Books, essays, cards, letters.
Over the years, I have come to associate paper and ink with good things.
However, when the packet of divorce papers was plopped on my doorstep just before Thanksgiving, (Happy Holidays!) I knew I was about to enter a new landscape, one foreign to me—the frozen tundra of purposefully emotionless language. I felt the chill of the white papers immediately.
Indeed, so forbidding is this landscape to average people that we need to hire high-price guides just to make our way though it.
I had known this day was coming and had tried to prepare for it by looking up the forms in advance, so I opened the packet slowly, mentally reviewing what I had seen online and I bundled up emotionally, preparing for the bitter cold of the paper blizzard within.
Yep. There were the frosty forms all right, put together and topped off with a cheery little letter from HOB’s attorney. She had thoughtfully provided a little rundown of the action to follow in the packet.
I scanned the letter and then took a deep breath and flipped to the next page.
That’s when I saw it.
At the bottom of the Petition for Dissolution of Marriage, I saw his signature--the familiar scrawl of the man I had lived with for thirty years, of the man who had once loved me with all his heart. How well I knew those loops, the way the "i" in his name was dotted, the curl at the end of his (our) last name.
In all the years of our marriage I had associated that signature with good. Love letters, the co-signature on the deed to our house, birth certificates, cards (one beautiful one proclaiming his undying love just a week before he left). I sat and cried seeing that familiar ribbon of ink, starkly contrasted with all the block, uniform lettering that otherwise covered the documents.
I rubbed my finger over that signature as if I could discern his attitude at the time of signing.
Did his pen hover above the line with any sort of hesitation? A forced suspension of all emotion? Was there a gritty resolve? A giddy feeling of elation?
The paper, of course, revealed nothing. The signature just sat there, looking maddeningly ordinary.
I knew in order to get through the rest of the papers, I had to distance myself psychologically.
Since I am an English teacher, a writer, and a sometime editor, I have done my share of reviewing writing and passing suggestions on to writers. I went into that mode. It was the safest one for me. In my head I started a draft of my review and suggestions for improvement. It went something like this:
To: HOB’s lawyer. Re: Your cover letter.
Nice job in being succinct and to the point in what was enclosed in the packet of papers. However, you may want to reconsider the use of the line “Looking forward to working with you on this matter.” Is this appropriate in this case?
Perhaps if we were planning a brunch or a charity event, this sentence might work, but are you really looking forward to participating in the sad task of dissolving a marriage of thirty years? This well-worn (and perhaps a bit too revealing) line may be seen as insensitive to the involved parties. Consider a simple, understated “Sincerely” instead.

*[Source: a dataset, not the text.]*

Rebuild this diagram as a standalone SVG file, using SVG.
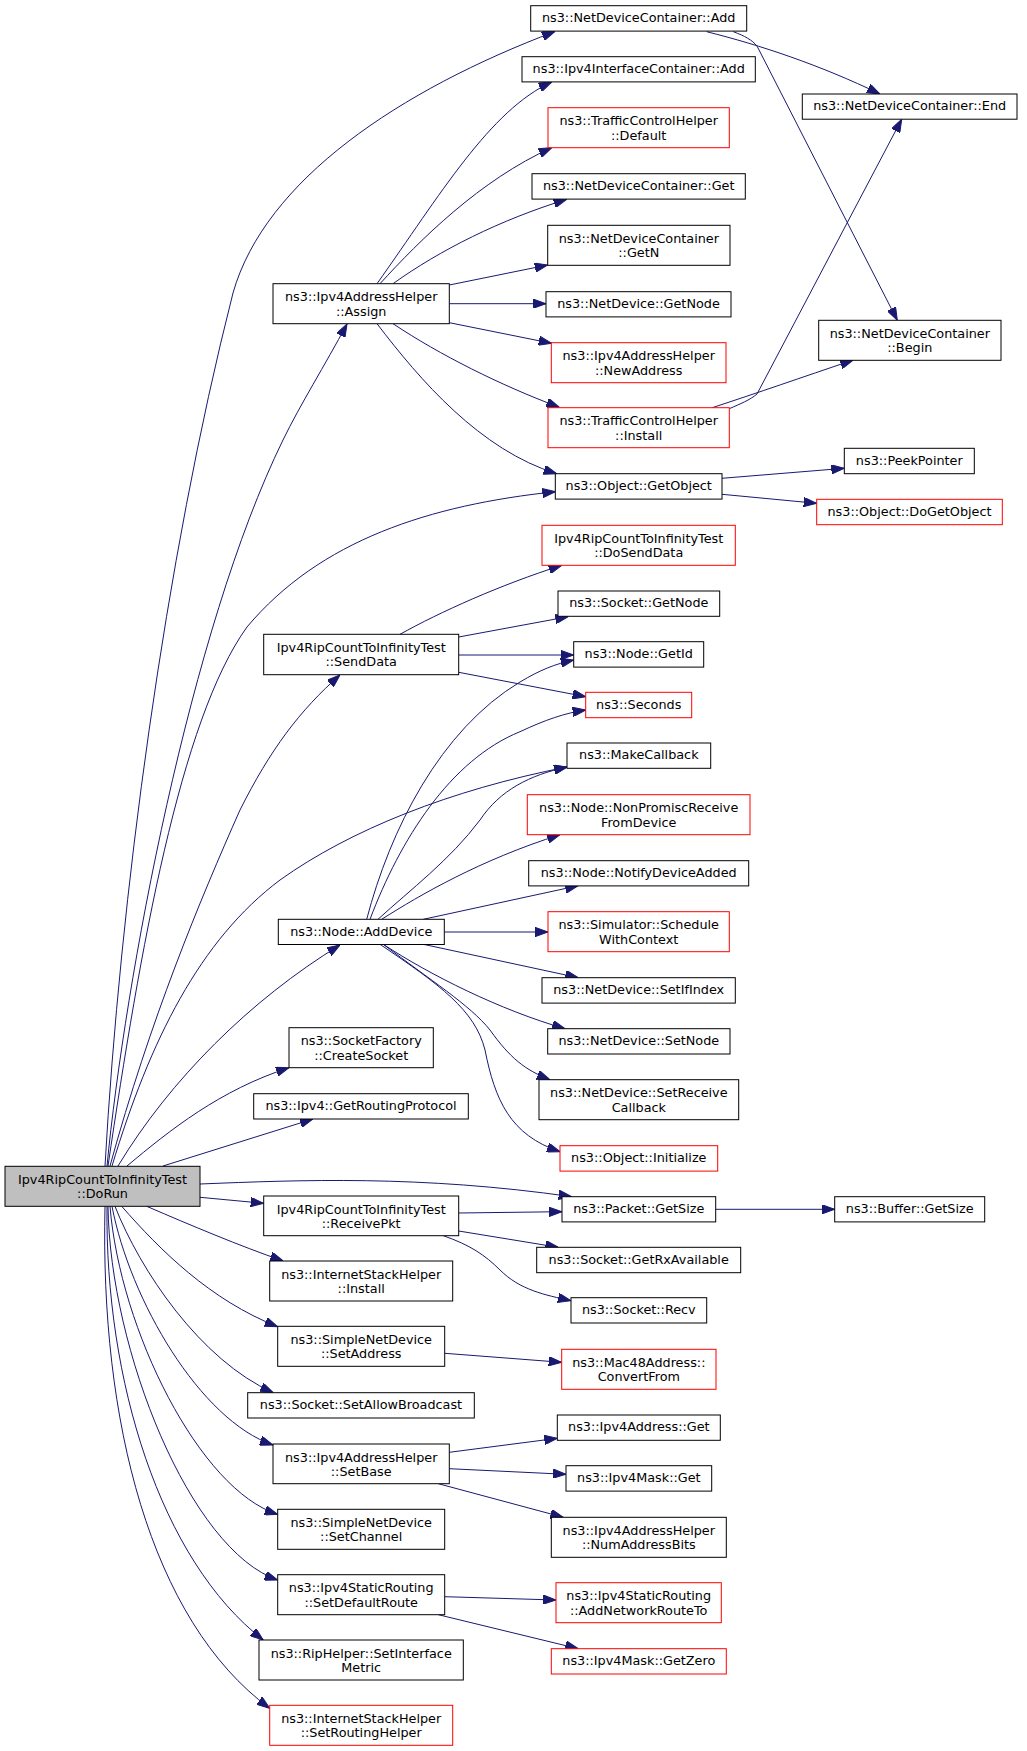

To the State of California: Re: The heading of "You Are Being Sued" (followed by the culturally-sensitive Spanish translation.)
First of all, I find the use of the passive voice an interesting choice here. Seriously consider why you are using it and proceed from there.
In addition, I understand that that brevity and clarity is your goal here, but the connotation of this language cannot be overlooked.
Breach of contract, personal injury, property damage: these I understand warrant the bold “You are being sued” heading. However, participating fully in a relationship, providing a warm and happy home, doing the bulk of work of raising children, and finally, offering to work side-by-side with the aggrieved party in the salvage of the marital union, do not, I believe, warrant such a austere announcement.
Consider instead that the recipient of these forms may have simply been a victim of a spouse’s midlife crisis, a bystander at the collision of a man’s realization of his own mortality and his dissatisfaction with a life that he himself chose but in his later years found too restrictive and prescribed.
Consider that perhaps he aimed the laser beam of that unhappiness at the most obvious of ties in his life, thereby avoiding the painful inner work needed to achieve long-lasting peace. Consider all that and then consider a softer approach to this announcement.
(Perhaps a simple transposition of the “s” and the “u" in “sued”? Just a suggestion.)
I have come a long way since that day in November. The mountain of paper grows; the divorce notebook groans with the weight of them. So many documents to arrive at a final, and probably relatively simple, document that will signal the end.
I no longer run away from the task at hand. I file what needs to be filed, I ask my guide for help when I need it, and I gather strength and hope from my friends who have been through this before.
Someday, these papers will be stuck in a file cabinet, locked away in the dark, frozen in time and place, weighed down, saddled with the burdens of this confusing period of life.
But I won't be.
I now know that without a doubt. I won't be.